Later in 1792, Nemyo Kyawdin or Myinzaingza, the Burmese governor of Tavoy, decided to defect to Siam due to his conflicts with King Bodawpaya. Siam then came to temporarily occupy the Tenasserim Coast. King Rama I sent Mahasena Pli and Rattaphiphit the two ministers to join forces with Phraya Yommaraj Bunnag (the primogenitor of the Bunnag family) at Tavoy and proceed to invade Lower Burma. However, Bodawpaya sent his son the Upayaza Crown Prince Thado Minsaw to lead the Burmese armies to reclaim Tavoy and repel the Siamese from the Tenasserim coast. In 1793, Chaophraya Mahasena Pli wrote to Francis Light, a British merchant in Penang, to request the purchase of Western muskets to be employed against the Burmese. The Siamese armies reached Tavoy in December 1793 and took defensive positions on the eastern suburbs of the Tavoy town. Prince Thado Minsaw sent Einshe Wun Nemyo Kyawdin Thihathu to attack the Siam-held Tavoy, leading to the Battle of Tavoy. The Burmese took control of western outskirts and attacked the Siamese heavily on the eastern side.

The Tavoyans, the inhabitants of Tavoy, were dissatisfied with Siamese rule and began their uprisings. Mahasena Pli (known as Paya Kalahon in the Burmese Hmannan chronicles) punished a Tavoyan named Wundauk for his leadership in resistance against Siam. When King Rama I and his main royal armies were approaching Tavoy, the Tavoyans opened the city gates for the Burmese to enter. The Siamese were then defeated in January 1794. The three Siamese minister-commanders: Mahasena Pli, Rattanaphiphit and Bunnag, retreated towards the king's armies and asked to take refuge in the camps of Phraya Aphai Ronnarit who was responsible for the king's vanguard.
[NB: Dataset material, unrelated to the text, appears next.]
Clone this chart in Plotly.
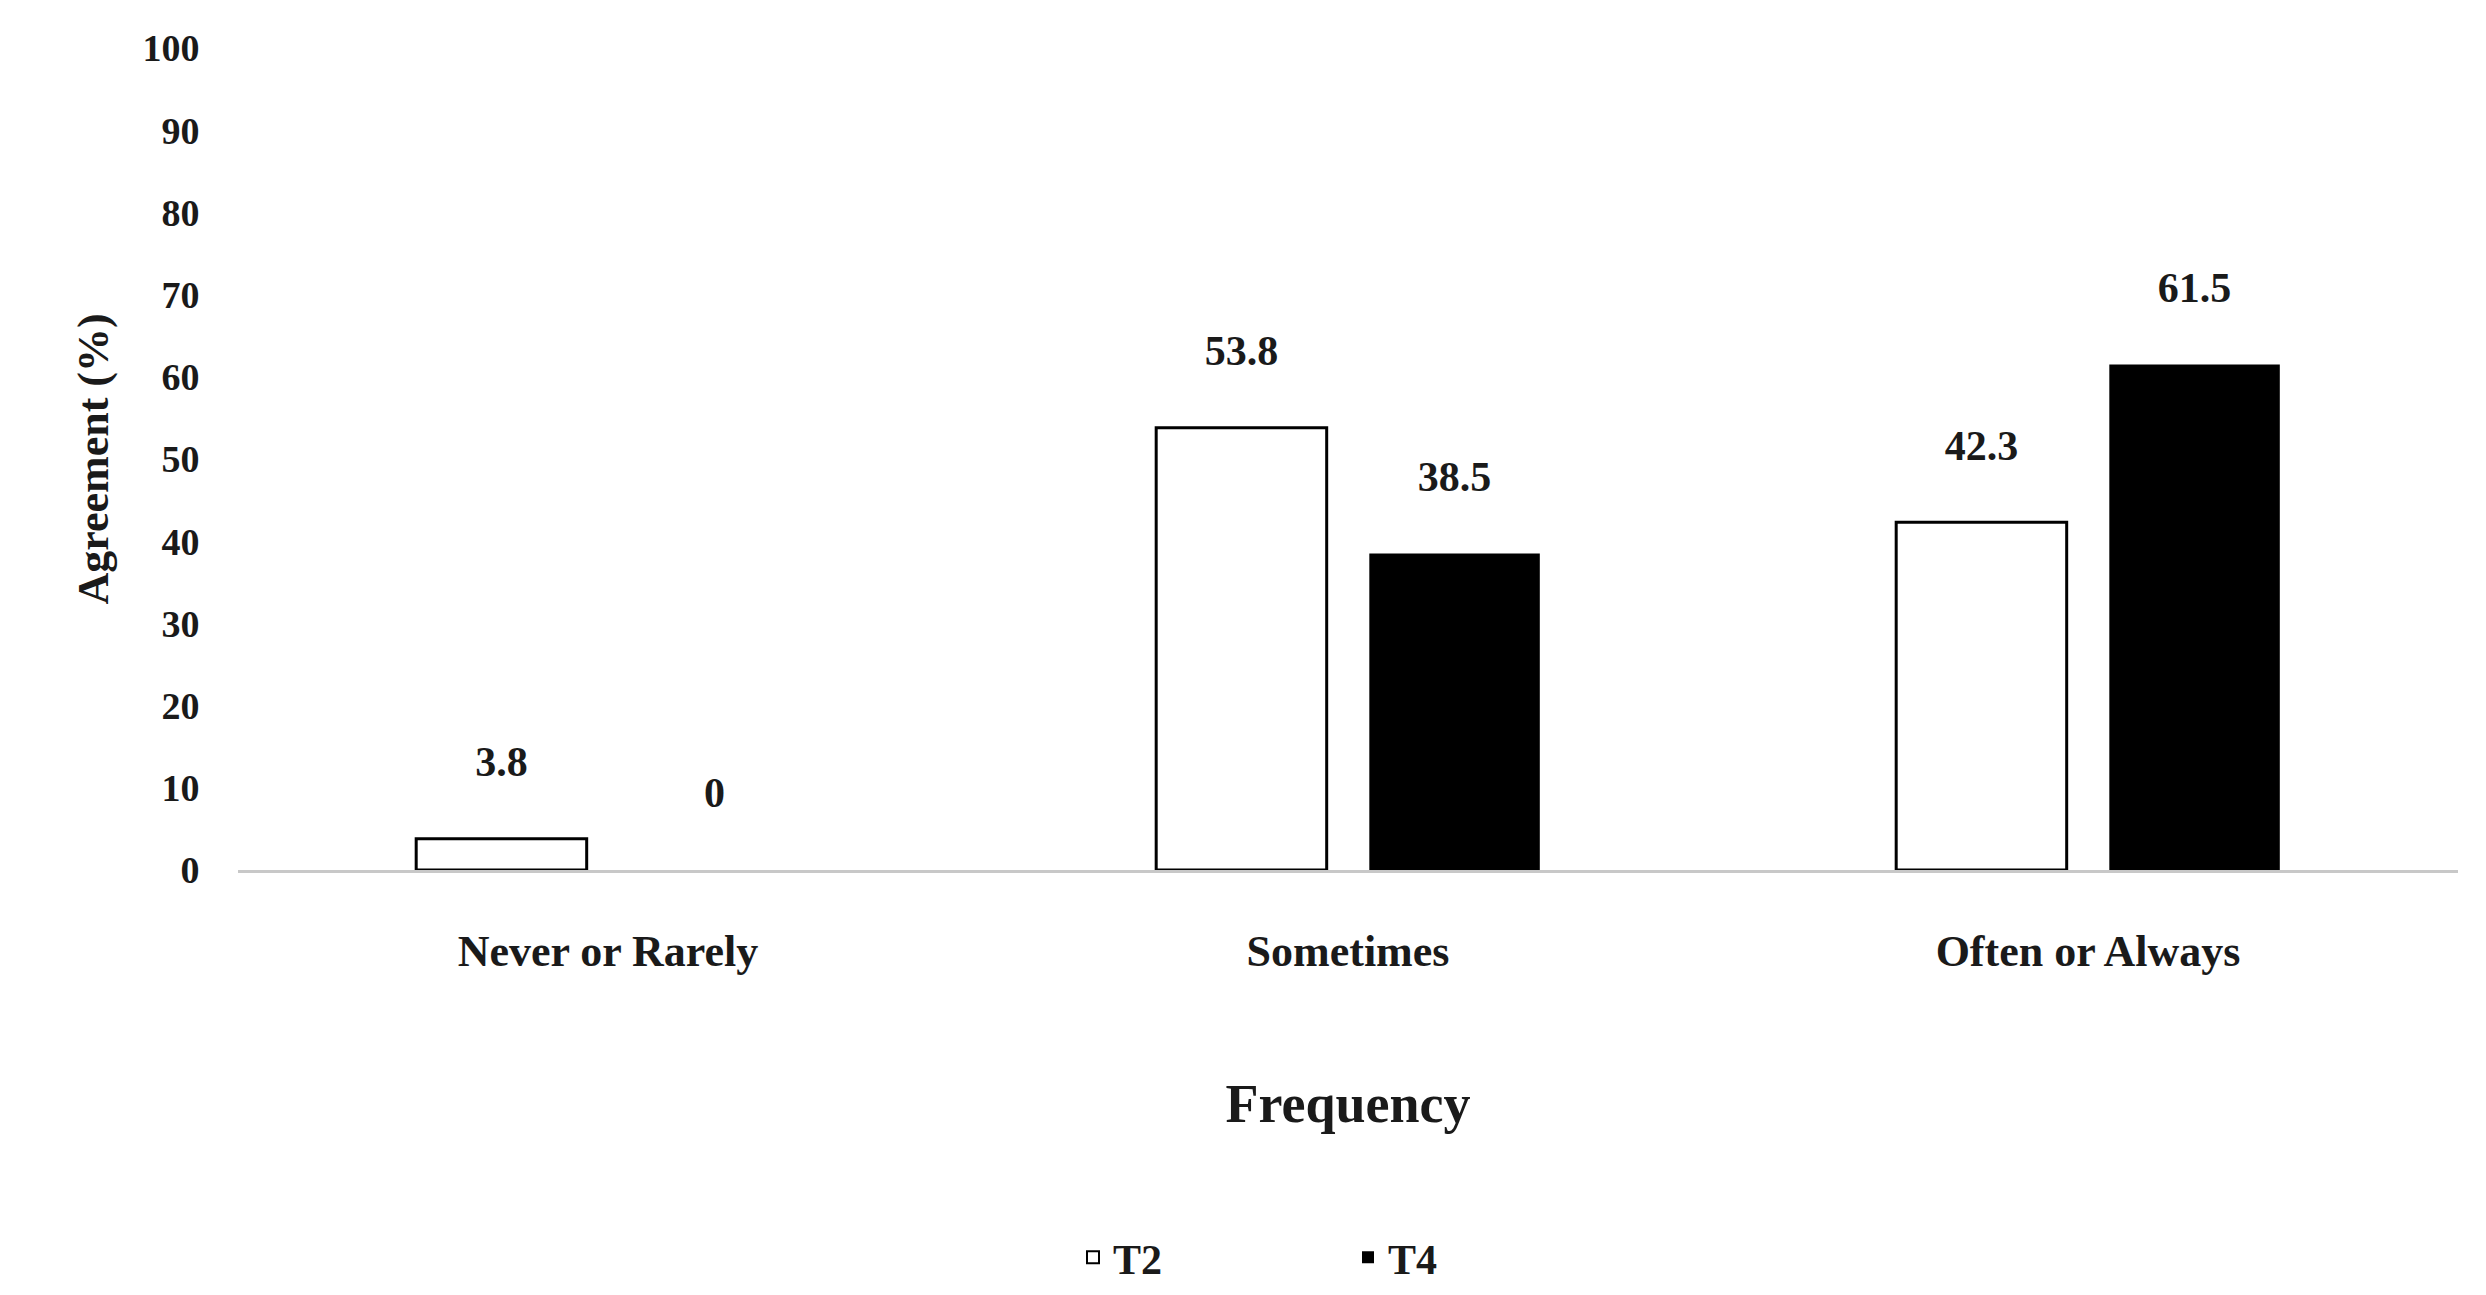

Aphai Ronnarit, however, refused to let the three generals and other retreating Siamese into his encampments, citing that his duty was to secure the royal vanguard and the Burmese might follow them into his camps. The outnumbered retreating Siamese then had to fight the pursuing Burmese in front of Aphai Ronnarit's camp. Rattanaphiphit and Bunnag survived but Mahasena Pli was killed in battle. His head was taken as a trophy by the Burmese. The Siamese were unable to retrieve his body and declared him disappeared. The Burmese then broke into Aphai Ronnarit's camp and defeated him. King Rama I, upon learning of Siamese defeat at Tavoy, decided to retreat his armies back to Kanchanaburi.
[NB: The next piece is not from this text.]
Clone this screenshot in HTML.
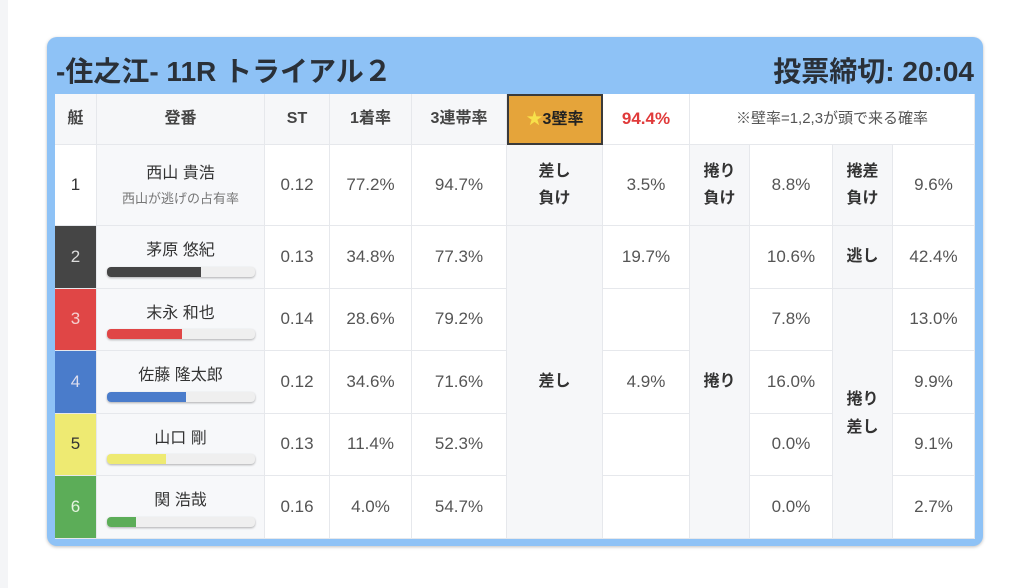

King Rama I was angered that inappropriate actions of Phraya Aphai Ronnarit led to the loss of Chaophraya Mahasena Pli the Samuha Kalahom, who had been a prominent military commander. The king then had Aphai Ronnarit executed in Kanchanaburi in 1794. Phraya Yommaraj Bunnag was made to succeed Mahasena Pli as Chaophraya Akkha Mahasena the Samuha Kalahom.